Wanted: BAs who understand 1:M relations  

It might very well be just a co-incidence.  If so, please let me know.  But....   I've been noticing lately that prospective contract clients are more and more looking for BAs who can actually normalise data to a standard 3NF  schema or at least understand what a one-to-many relation is.  
Maybe I'm reading too much into it, but I find this hilarious!
Can someone really call themselves a BA and not know how to design a normalised schema?  

Why is it only now that I'm noticing it being asked for?  
Is anyone else noticing this?
Is it a side effect of  the so called 'NoSQL' trend?
A side effect of over-Agility, UX at the expense of IA, failing to map and validate stories, business functions, processes to data?
Is the BA role being re-understood?  

Am I reading too much into it?

New Post 12/13/2015 8:54 AM
User is offline Adrian M.
751 posts
3rd Level Poster

Re: Wanted: BAs who understand 1:M relations  

Hi Victor,

Great observation and questions!

From my vantage point, this is probably a factor of the path one takes to become a "Business Analyst".  I've seen many business analysts with a variety of experiences and skills.  Broadly speaking there there tend to be two types of BAs: those coming from the business/operations/process side and those coming from IT with a more technical background.
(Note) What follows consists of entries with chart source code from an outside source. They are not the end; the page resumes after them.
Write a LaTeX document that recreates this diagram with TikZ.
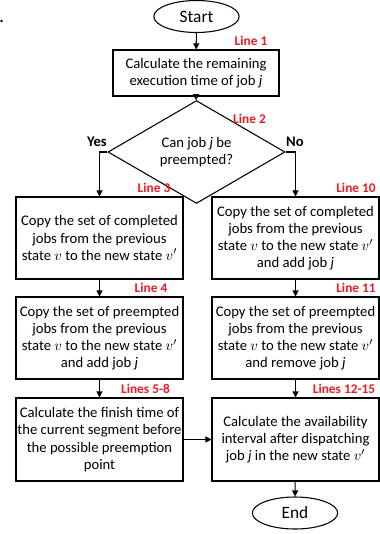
\documentclass[tikz,border=0pt]{standalone}
\usepackage{fontspec}
\setmainfont{Carlito}
\usetikzlibrary{shapes.geometric,arrows.meta}
\definecolor{LRed}{rgb}{0.93,0.11,0.14}
\tikzset{
  flowbox/.style={draw, line width=0.8pt, minimum width=125.25pt, minimum height=61.5pt,
    inner sep=0pt, align=center, font=\fontsize{11}{12.9}\selectfont},
  termnode/.style={draw, ellipse, line width=0.8pt, minimum width=64pt, minimum height=24pt,
    inner sep=0pt, font=\fontsize{13}{15}\selectfont},
  decision/.style={draw, diamond, line width=0.8pt, minimum width=132.75pt, minimum height=60pt,
    inner sep=0pt, align=center, font=\fontsize{11}{12.9}\selectfont},
  linelab/.style={text=LRed, inner sep=0pt, font=\fontsize{10}{12}\selectfont\bfseries},
  branchlab/.style={inner sep=0pt, font=\fontsize{11}{13}\selectfont\bfseries},
  flow/.style={line width=0.8pt, -{Triangle[length=4.5pt,width=4.5pt]}}
}

\begin{document}
\begin{tikzpicture}[x=0.75pt,y=-0.75pt]
\useasboundingbox (0,0) rectangle (379,534);
\fill (1.5,21) circle (1.1pt);

\node[termnode] (start) at (196.5,16.5) {Start};
\node[flowbox, minimum width=124.5pt, minimum height=34.5pt] (remain) at (196,73)
  {Calculate the remaining\\execution time of job \textit{j}};
\node[decision] (preempt) at (196.5,152) {Can job \textit{j} be\\preempted?};

\node[flowbox] (complyes) at (99.5,238)
  {Copy the set of completed\\jobs from the previous\\state $v$ to the new state $v'$};
\node[flowbox] (preyes) at (99.5,338)
  {Copy the set of preempted\\jobs from the previous\\state $v$ to the new state $v'$\\and add job \textit{j}};
\node[flowbox, minimum height=62.25pt] (finish) at (99.5,439.5)
  {Calculate the finish time of\\the current segment before\\the possible preemption\\point};

\node[flowbox] (complno) at (295.5,238)
  {Copy the set of completed\\jobs from the previous\\state $v$ to the new state $v'$\\and add job \textit{j}};
\node[flowbox] (preno) at (295.5,338)
  {Copy the set of preempted\\jobs from the previous\\state $v$ to the new state $v'$\\and remove job \textit{j}};
\node[flowbox, minimum height=62.25pt] (avail) at (295.5,439.5)
  {Calculate the availability\\interval after dispatching\\job \textit{j} in the new state $v'$};

\node[termnode] (end) at (295,513) {End};

\node[linelab] (l1) at (251,41) {Line 1};
\node[linelab] (l2) at (249.5,119) {Line 2};
\node[linelab] (l3) at (154,188) {Line 3};
\node[linelab] (l4) at (151,288) {Line 4};
\node[linelab] (l58) at (145.5,389) {Lines 5-8};
\node[linelab] (l10) at (356,188) {Line 10};
\node[linelab] (l11) at (356,288) {Line 11};
\node[linelab] (l1215) at (344,389) {Lines 12-15};
\node[branchlab] (yes) at (97,142) {Yes};
\node[branchlab] (no) at (295,142) {No};

\draw[flow] (start) -- (remain);
\draw[flow] (remain) -- (preempt);
\draw[flow] (preempt.west) -| (complyes.north);
\draw[flow] (preempt.east) -| (complno.north);
\draw[flow] (complyes) -- (preyes);
\draw[flow] (preyes) -- (finish);
\draw[flow] (complno) -- (preno);
\draw[flow] (preno) -- (avail);
\draw[flow] (finish) -- (avail);
\draw[flow] (avail) -- (end);
\end{tikzpicture}
\end{document}
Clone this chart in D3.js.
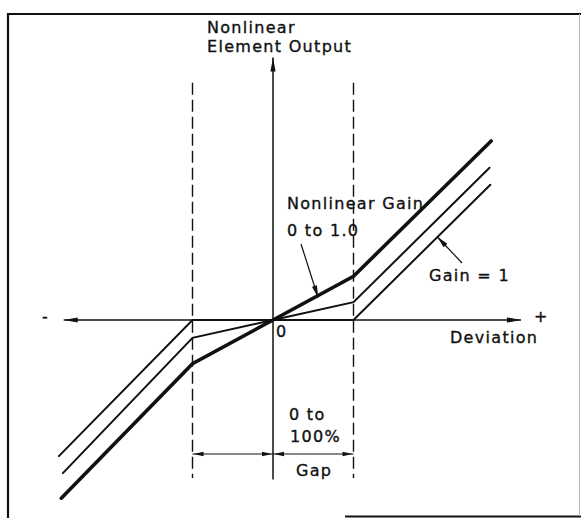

Traditionally, most folks in the BA role came from IT and worked on IT projects but in the recent years a greater focus has been put on the "business" side and many business people have moved into the BA role without much technical experience (ex: programming, SQL, data modeling, etc.).

Take a look at this view and let us know what you think:

Business Analyst Roles


Adrian Marchis
Business Analyst Community Blog - Post your thoughts!
New Post 12/30/2015 5:03 AM
User is offline MCG
2 posts
No Ranking

Re: Wanted: BAs who understand 1:M relations  

I come from a developer background (and am currently in search of a new role).  Lots of positions are asking for SQL skills.  Personally, having database design skills during my BA career has been enormously helpful.  I don't see how one can write great requirements/ processes without understanding the 1:N concept.  This is a VERY important concept to a developers/ architects/ systems people. 

I've heard business analysts called glorified note takers.  Understanding the 1:N idea if you are from a business or technical perspective or background should be foundational.  It may come more innately for people coming from a technical path since it is part of basic database design 101.  Not providing documentation with this in mind does a disservice to the rest of the team.